Mais de quoi parle-t-on dans cette enquête de Pascale Pascariello ? Eh bien, d’un audit interne datant de juin 2022 et rédigé en anglais à destination des dirigeants de Nestlé Waters, qui distingue 20 défaillances liées à l’activité dans les Vosges. Parmi eux, la concentration en arsenic qui peut parfois atteindre 12-13 microgrammes pour l’eau du gisement hydrominéral C, connu sous le nom de grès du Trias inférieur. Un produit qui n’est pas commercialisé en France comme eau minérale.

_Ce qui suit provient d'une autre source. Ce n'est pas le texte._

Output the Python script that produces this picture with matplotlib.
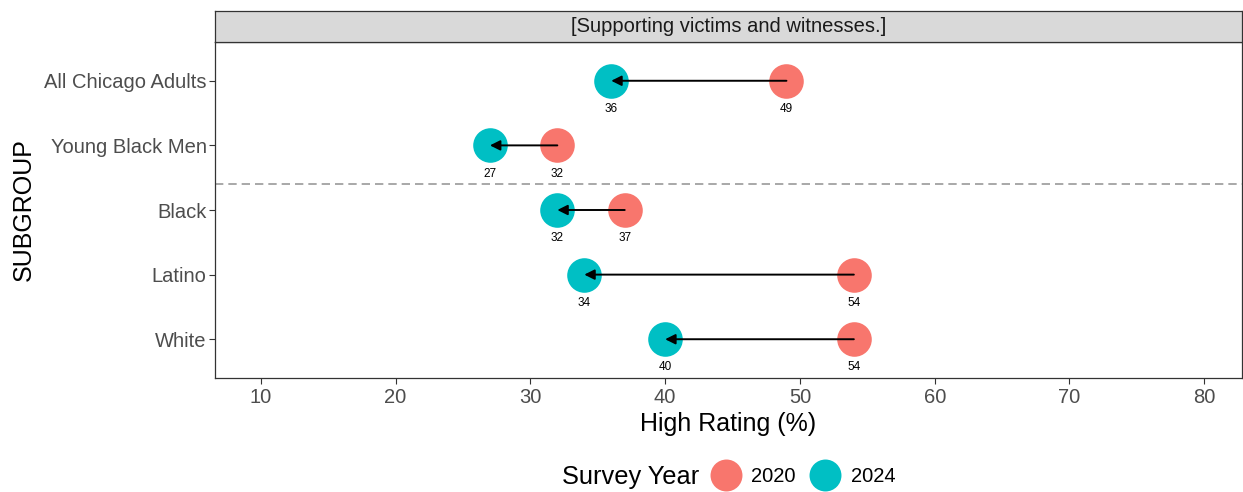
import matplotlib.pyplot as plt
from matplotlib.lines import Line2D

# data
subgroups = ['All Chicago Adults', 'Young Black Men', 'Black', 'Latino', 'White']
rating_2020 = [49, 32, 37, 54, 54]
rating_2024 = [36, 27, 32, 34, 40]
panel_title = '[Supporting victims and witnesses.]'
xticks = [10, 20, 30, 40, 50, 60, 70, 80]

c2020 = '#F8766D'
c2024 = '#00BFC4'

W, H = 1243, 492
fig = plt.figure(figsize=(W / 100, H / 100), dpi=100)
plt.rcParams['font.family'] = ['Liberation Sans', 'DejaVu Sans']

ax = fig.add_axes([215 / W, (H - 378) / H, 1027 / W, 336 / H])
strip = fig.add_axes([215 / W, (H - 42) / H, 1027 / W, 31 / H])

ypos = list(range(len(subgroups), 0, -1))

for y, a, b in zip(ypos, rating_2020, rating_2024):
    ax.annotate('', xy=(b, y), xytext=(a, y),
                arrowprops=dict(arrowstyle='-|>,head_length=0.6,head_width=0.3',
                                color='black', lw=1.4, shrinkA=0, shrinkB=0),
                zorder=3)
ax.scatter(rating_2020, ypos, s=620, color=c2020, zorder=2, linewidths=0)
ax.scatter(rating_2024, ypos, s=620, color=c2024, zorder=2, linewidths=0)
for y, a, b in zip(ypos, rating_2020, rating_2024):
    ax.annotate(str(a), (a, y), xytext=(0, -16), textcoords='offset points',
                ha='center', va='top', fontsize=8.5, color='black')
    ax.annotate(str(b), (b, y), xytext=(0, -16), textcoords='offset points',
                ha='center', va='top', fontsize=8.5, color='black')

ax.axhline(3.41, color='#999999', lw=1.2, ls=(0, (5, 3)))

ax.set_xlim(6.6, 82.8)
ax.set_ylim(0.4, 5.6)
ax.set_xticks(xticks)
ax.set_yticks(ypos)
ax.set_yticklabels(subgroups)
ax.tick_params(axis='both', labelsize=14.5, colors='#4D4D4D', length=4, width=0.8, color='#333333')
ax.tick_params(axis='y', pad=2)
for sp in ax.spines.values():
    sp.set_color('#333333')
    sp.set_linewidth(0.9)
ax.set_xlabel('High Rating (%)', fontsize=18, labelpad=3)
ax.set_ylabel('SUBGROUP', fontsize=18, labelpad=6)

strip.set_facecolor('#D9D9D9')
strip.set_xticks([])
strip.set_yticks([])
for sp in strip.spines.values():
    sp.set_color('#333333')
    sp.set_linewidth(0.9)
strip.text(0.5, 0.5, panel_title, ha='center', va='center', fontsize=14.5,
           color='#1A1A1A', transform=strip.transAxes)

handles = [Line2D([], [], ls='', marker='o', ms=23, color=c2020, mec='none'),
           Line2D([], [], ls='', marker='o', ms=23, color=c2024, mec='none')]
fig.legend(handles, ['2020', '2024'], loc='center left', bbox_to_anchor=(710 / W, 1 - 477 / H),
           ncol=2, frameon=False, fontsize=14.5, handlelength=1.6, handletextpad=0.46,
           columnspacing=0.65, borderpad=0, borderaxespad=0)
fig.text(699 / W, 1 - 477 / H, 'Survey Year', ha='right', va='center', fontsize=18.3)

fig.savefig('out.png', dpi=100)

Or, dans ce cas, le n°1 mondial de l’industrie agroalimentaire utilise des filtres, légaux comme nous l’avons dit, au dioxyde de manganèse. Seul problème, le résultat est ensuite dilué, tout aussi légalement, dans de l’eau non traitée pour atteindre ce fameux seuil de 10 microgrammes. C’est ce liquide brut qui pose problème. Alors que sa densité en arsenic est censée être de 24 microgrammes, elle peut parfois monter jusqu’à 30. Une augmentation qui pourrait provoquer une surdose ponctuelle.
Conditionnel ou pas
Du côté de la direction de Nestlé Waters, on affirmait qu’il n’y avait aucun sujet : « Il n’y a jamais eu d’arsenic dans nos eaux en bouteille au-delà du seuil réglementaire. Notre procédé de filtration dédié, autorisé pour les eaux minérales, nous permet de toujours rester bien en dessous de ce seuil. Tous nos tests quotidiens confirment ces résultats. »
Et le rapport mentionné ? Une base de travail simple : « Le document sur lequel Médiapart s’appuie sur un audit technique interne, qui vise notamment à identifier et anticiper les risques potentiels. Les éléments évoqués à propos de l’arsenic ne correspondent en aucun cas à une situation réelle. »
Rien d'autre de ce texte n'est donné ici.